Linton- Life in the Collections
William James Linton:
40) Claribel and Other Poems.
Linton had dedicated his first book of poetry to his old friend “William Bell Scott, painter and poet.” It had been edited in Brantwood, printed in Leeds and distributed in London. “1865 is the middle of his literary life, and henceforth we find him more time given to poetry and engraving than to politics and society. The strenuous efforts of his earlier years were succeeded by a calmer period, though not a less prolific one.” (Kineton Parkes) The selection comprises Linton’s lyrical production of the last twenty-five years, the earliest being Song of the Streams, an excerpt of the Bob- Thin or Poorhouse Fugitive poem. Examples of the cycle Rhymes and Reasons against Landlordism are to be found, as well as other poems and songs which he had created for The Nation, The Red Republican and The English Republic. The literary critic Arthur Henry Bullen preferred Linton’s lyrical efforts to his political ones: “Among the more noticeable poems are, Grenville's Last Fight, an unadorned but impressive narrative, in blank verse, of the glorious exploit which Tennyson celebrated many years afterwards in his ballad of The Revenge; Harry Marten's Dungeon Thoughts; Eurydice, a fervid and passionate lament; and Iphigenia at Aulis, which seems to have been inspired by Landor’s Hellenics.” The opening title poem is a verse dramatization of a poem by the enigmatic Charles Jeremiah Wells. Some of the latest poems reflect his depressing familial situation. After the successive deaths of his two partners, the Wade sisters, the marriage with the writer Eliza Lynn proved to be a debacle.

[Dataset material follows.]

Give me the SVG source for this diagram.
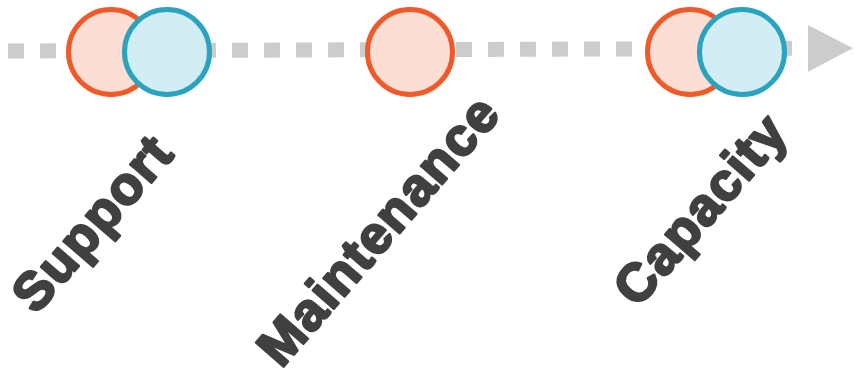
<svg xmlns="http://www.w3.org/2000/svg" width="854" height="378" viewBox="0 0 854 378">
<style>
.o{fill:#FCDED5;stroke:#F05A28;stroke-width:5}
.b{fill:#D2EDF3;stroke:#2AA3BF;stroke-width:5}
.t{font-family:"Liberation Sans",Arial,sans-serif;font-weight:bold;font-size:53px;fill:#404040;stroke:#404040;stroke-width:2.5;stroke-linejoin:round;text-anchor:middle;letter-spacing:1.5px}
</style>
<g id="connectors">
<line x1="8" y1="51" x2="808" y2="48.3" stroke="#CCCCCC" stroke-width="15" stroke-dasharray="16 16"/>
<polygon points="808,25 853,48.3 808,71.7" fill="#CCCCCC"/>
</g>
<g id="support">
<circle class="o" cx="111" cy="52" r="42.5"/>
<circle class="b" cx="167" cy="52" r="42.5"/>
<text class="t" transform="translate(106,235) rotate(-49)">Support</text>
</g>
<g id="maintenance">
<circle class="o" cx="410" cy="52" r="42.5"/>
<text class="t" transform="translate(392,242) rotate(-49)" font-size="52">Maintenance</text>
</g>
<g id="capacity">
<circle class="o" cx="690" cy="52" r="42.5"/>
<circle class="b" cx="742" cy="52" r="42.5"/>
<text class="t" transform="translate(714,221) rotate(-49)">Capacity</text>
</g>
</svg>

The volume has dozens of small vignette engravings, “making it probably the first book of poetry since Blake to be wholly written and decorated by its author.” (F.B. Smith) William Bell Scott would follow him in this ambition only ten years later. The elaborate head and tailpieces meant much more than the usual decoration, which he decried in his preface as “printer’s furniture and the slave work, grind of illustration.” They represent autonomous works of art, which can be conceived as a genre of its own, a kind of pictorial poetry, which combines the indigenous charm of Bewick’s tailpieces with the refined grace of the works of a Luke Clennell or Charlton Nesbit. The degree of sensibility and inventiveness, which Linton had achieved here, was never matched again in the history of xylography. He used these blocks as a pictorial base stock for all his later poetical compilations.